--- start Data provided ---

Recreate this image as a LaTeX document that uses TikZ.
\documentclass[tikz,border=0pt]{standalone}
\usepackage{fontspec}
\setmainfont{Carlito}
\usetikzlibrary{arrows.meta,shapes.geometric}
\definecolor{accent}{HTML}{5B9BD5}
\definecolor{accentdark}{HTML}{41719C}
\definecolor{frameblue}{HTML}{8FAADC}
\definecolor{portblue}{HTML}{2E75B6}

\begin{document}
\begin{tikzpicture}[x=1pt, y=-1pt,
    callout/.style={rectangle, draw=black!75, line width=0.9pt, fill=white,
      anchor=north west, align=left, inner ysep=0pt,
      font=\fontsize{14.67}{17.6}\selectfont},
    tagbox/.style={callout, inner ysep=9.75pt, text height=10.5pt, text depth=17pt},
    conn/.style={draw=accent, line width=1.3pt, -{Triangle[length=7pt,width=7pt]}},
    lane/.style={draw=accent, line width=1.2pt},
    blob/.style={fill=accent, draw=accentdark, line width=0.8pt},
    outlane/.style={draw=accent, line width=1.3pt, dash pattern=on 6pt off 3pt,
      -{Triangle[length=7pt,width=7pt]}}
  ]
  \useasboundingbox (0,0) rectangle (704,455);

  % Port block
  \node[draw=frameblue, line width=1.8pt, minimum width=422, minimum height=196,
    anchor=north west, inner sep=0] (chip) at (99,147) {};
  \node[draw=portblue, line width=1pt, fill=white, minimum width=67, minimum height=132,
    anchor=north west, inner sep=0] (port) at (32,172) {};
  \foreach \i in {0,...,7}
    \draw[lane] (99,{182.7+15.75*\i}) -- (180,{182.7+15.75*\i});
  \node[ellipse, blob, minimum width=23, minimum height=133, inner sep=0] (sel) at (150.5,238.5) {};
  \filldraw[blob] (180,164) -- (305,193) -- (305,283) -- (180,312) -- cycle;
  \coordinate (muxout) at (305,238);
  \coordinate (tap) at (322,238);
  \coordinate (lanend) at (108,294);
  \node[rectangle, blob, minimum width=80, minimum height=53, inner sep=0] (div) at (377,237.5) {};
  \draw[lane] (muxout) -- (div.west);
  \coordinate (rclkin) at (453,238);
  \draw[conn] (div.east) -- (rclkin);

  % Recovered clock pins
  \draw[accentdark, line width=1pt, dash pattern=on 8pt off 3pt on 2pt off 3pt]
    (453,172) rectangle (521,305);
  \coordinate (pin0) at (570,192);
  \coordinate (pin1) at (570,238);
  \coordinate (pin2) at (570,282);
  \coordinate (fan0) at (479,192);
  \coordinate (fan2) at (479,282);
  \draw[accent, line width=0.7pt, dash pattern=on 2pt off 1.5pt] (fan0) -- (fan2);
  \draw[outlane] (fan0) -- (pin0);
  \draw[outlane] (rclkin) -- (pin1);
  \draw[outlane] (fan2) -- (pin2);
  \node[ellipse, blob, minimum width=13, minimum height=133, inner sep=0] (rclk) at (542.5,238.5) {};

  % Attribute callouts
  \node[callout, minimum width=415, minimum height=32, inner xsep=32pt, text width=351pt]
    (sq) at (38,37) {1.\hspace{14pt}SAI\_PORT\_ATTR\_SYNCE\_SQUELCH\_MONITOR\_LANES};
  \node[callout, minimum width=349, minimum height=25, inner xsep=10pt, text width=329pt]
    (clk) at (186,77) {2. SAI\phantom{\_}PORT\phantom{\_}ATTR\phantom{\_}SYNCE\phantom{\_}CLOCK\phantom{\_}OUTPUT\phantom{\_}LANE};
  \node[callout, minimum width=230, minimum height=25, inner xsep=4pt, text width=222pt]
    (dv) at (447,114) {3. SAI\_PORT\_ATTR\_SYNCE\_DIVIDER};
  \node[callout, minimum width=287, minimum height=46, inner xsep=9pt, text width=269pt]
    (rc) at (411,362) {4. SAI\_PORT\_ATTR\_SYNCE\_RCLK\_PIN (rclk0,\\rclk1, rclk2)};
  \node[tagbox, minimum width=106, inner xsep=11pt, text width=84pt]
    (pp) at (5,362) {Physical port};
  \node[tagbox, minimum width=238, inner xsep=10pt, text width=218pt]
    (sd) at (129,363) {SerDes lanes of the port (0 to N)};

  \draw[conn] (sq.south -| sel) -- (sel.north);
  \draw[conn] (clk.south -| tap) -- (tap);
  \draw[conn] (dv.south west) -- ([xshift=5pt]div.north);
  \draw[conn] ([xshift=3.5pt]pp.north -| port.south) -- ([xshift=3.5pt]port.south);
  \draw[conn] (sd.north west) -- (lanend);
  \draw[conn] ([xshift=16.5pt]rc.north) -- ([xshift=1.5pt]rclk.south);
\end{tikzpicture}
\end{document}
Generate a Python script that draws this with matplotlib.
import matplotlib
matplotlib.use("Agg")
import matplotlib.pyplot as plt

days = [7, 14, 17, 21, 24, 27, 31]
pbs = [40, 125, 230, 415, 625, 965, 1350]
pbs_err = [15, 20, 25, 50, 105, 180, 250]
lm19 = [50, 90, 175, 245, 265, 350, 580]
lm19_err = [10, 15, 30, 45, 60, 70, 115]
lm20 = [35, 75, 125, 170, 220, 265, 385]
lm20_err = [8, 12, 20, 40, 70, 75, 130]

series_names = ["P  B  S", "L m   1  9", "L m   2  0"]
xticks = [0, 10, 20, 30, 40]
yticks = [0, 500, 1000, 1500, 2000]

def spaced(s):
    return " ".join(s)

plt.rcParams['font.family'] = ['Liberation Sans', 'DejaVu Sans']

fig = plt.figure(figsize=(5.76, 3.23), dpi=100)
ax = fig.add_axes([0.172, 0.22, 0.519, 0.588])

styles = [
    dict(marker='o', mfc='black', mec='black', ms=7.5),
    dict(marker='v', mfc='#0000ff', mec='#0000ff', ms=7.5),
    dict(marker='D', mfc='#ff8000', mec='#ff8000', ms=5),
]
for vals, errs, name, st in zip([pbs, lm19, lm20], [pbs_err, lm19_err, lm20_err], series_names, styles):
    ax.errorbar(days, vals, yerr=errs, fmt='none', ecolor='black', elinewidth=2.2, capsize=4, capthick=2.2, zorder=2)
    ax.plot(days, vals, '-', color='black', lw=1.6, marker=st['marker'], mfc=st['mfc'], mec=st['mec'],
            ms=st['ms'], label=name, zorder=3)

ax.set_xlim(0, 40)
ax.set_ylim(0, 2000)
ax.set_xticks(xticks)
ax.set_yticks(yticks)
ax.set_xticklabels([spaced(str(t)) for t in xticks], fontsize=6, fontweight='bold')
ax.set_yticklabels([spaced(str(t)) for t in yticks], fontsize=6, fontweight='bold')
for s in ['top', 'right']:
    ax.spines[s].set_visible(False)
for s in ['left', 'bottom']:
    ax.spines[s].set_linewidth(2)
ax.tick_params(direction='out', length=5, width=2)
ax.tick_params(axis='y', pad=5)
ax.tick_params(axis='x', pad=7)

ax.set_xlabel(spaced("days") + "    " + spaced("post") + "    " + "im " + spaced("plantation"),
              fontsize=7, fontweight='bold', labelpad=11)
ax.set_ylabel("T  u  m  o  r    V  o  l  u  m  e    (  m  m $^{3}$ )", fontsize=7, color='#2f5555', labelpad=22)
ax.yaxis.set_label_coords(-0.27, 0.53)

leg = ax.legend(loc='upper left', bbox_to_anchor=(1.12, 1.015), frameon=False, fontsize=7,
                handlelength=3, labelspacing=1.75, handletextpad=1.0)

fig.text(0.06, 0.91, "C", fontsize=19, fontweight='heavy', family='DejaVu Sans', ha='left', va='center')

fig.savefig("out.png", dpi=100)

--- end Data provided ---
--- start Data provided ---

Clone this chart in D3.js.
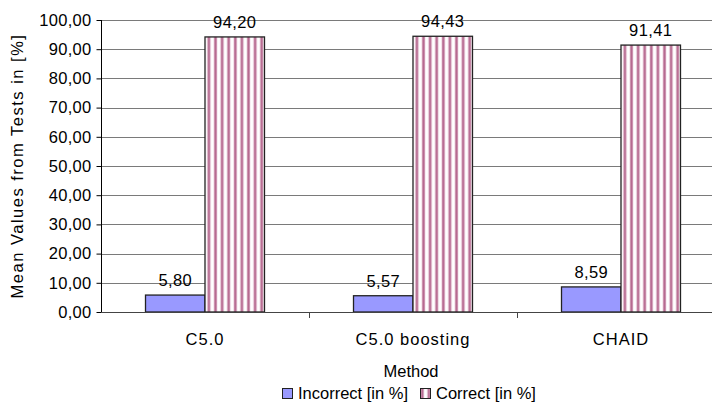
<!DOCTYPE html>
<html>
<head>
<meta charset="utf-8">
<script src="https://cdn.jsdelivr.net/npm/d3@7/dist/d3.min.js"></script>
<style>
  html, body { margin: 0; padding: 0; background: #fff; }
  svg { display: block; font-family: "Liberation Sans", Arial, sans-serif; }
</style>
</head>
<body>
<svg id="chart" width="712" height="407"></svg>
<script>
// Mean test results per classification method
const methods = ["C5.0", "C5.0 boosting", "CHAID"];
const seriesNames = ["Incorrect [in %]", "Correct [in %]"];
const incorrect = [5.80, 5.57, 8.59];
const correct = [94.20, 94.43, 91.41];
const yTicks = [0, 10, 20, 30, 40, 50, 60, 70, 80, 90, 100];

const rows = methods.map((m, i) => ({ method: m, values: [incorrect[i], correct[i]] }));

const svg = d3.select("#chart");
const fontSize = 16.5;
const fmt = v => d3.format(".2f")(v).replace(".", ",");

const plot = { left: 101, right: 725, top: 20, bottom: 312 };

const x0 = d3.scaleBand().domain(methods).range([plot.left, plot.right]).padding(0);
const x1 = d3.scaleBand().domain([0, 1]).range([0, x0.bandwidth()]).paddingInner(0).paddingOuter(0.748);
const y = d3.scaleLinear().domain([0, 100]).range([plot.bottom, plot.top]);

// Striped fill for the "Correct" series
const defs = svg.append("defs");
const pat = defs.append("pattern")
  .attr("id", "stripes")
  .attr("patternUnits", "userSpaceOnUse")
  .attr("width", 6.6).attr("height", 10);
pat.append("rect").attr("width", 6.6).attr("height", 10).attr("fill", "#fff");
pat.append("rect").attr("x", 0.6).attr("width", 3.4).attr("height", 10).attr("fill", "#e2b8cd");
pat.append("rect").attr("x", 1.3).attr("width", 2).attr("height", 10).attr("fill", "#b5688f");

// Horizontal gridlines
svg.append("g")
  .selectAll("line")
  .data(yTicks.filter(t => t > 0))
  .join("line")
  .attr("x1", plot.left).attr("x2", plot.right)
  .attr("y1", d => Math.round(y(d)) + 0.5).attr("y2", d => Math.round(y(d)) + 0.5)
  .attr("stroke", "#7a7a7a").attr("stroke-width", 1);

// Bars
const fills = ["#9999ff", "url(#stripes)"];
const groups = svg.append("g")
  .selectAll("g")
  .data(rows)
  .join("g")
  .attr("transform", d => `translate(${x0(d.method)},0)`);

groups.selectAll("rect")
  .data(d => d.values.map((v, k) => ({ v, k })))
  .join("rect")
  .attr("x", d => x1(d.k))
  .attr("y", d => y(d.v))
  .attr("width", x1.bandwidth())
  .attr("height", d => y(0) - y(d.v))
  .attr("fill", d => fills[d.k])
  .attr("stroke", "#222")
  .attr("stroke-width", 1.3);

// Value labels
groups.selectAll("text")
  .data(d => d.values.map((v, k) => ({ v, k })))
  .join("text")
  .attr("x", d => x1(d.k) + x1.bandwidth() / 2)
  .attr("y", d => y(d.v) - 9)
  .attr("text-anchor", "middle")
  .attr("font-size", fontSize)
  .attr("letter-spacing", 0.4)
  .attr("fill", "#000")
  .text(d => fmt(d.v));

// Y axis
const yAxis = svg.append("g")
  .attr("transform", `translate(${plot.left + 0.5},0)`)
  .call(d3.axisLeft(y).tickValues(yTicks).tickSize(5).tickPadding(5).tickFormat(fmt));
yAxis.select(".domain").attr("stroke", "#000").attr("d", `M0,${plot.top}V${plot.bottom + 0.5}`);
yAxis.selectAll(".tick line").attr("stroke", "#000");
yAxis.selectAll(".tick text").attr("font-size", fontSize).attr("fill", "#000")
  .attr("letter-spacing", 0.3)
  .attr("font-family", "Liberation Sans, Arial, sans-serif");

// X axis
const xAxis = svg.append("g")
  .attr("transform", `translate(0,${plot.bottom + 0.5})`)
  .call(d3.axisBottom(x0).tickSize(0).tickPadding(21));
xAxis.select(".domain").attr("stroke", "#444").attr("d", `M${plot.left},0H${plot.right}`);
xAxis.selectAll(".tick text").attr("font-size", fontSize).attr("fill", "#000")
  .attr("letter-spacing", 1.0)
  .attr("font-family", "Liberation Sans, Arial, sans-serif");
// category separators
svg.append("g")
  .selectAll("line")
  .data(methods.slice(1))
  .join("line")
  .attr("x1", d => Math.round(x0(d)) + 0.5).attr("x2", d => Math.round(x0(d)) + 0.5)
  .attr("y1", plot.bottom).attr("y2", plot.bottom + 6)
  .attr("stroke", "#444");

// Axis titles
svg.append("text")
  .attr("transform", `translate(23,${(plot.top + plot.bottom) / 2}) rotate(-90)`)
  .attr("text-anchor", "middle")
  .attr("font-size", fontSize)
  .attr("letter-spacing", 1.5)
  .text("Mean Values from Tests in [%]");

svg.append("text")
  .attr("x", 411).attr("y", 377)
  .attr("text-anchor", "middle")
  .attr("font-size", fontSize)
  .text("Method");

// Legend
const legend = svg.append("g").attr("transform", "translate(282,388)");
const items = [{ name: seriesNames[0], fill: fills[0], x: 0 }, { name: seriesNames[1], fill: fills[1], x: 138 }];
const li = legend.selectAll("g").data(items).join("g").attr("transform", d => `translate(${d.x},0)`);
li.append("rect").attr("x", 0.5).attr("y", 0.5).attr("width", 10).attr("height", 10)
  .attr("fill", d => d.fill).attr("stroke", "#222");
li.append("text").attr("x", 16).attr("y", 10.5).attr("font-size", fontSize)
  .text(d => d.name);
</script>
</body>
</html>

--- end Data provided ---

**Task prompt**. Return all lines containing the word "this".

**Task solution**.
Recreate this image as a LaTeX document that uses TikZ.
Generate a Python script that draws this with matplotlib.
Clone this chart in D3.js.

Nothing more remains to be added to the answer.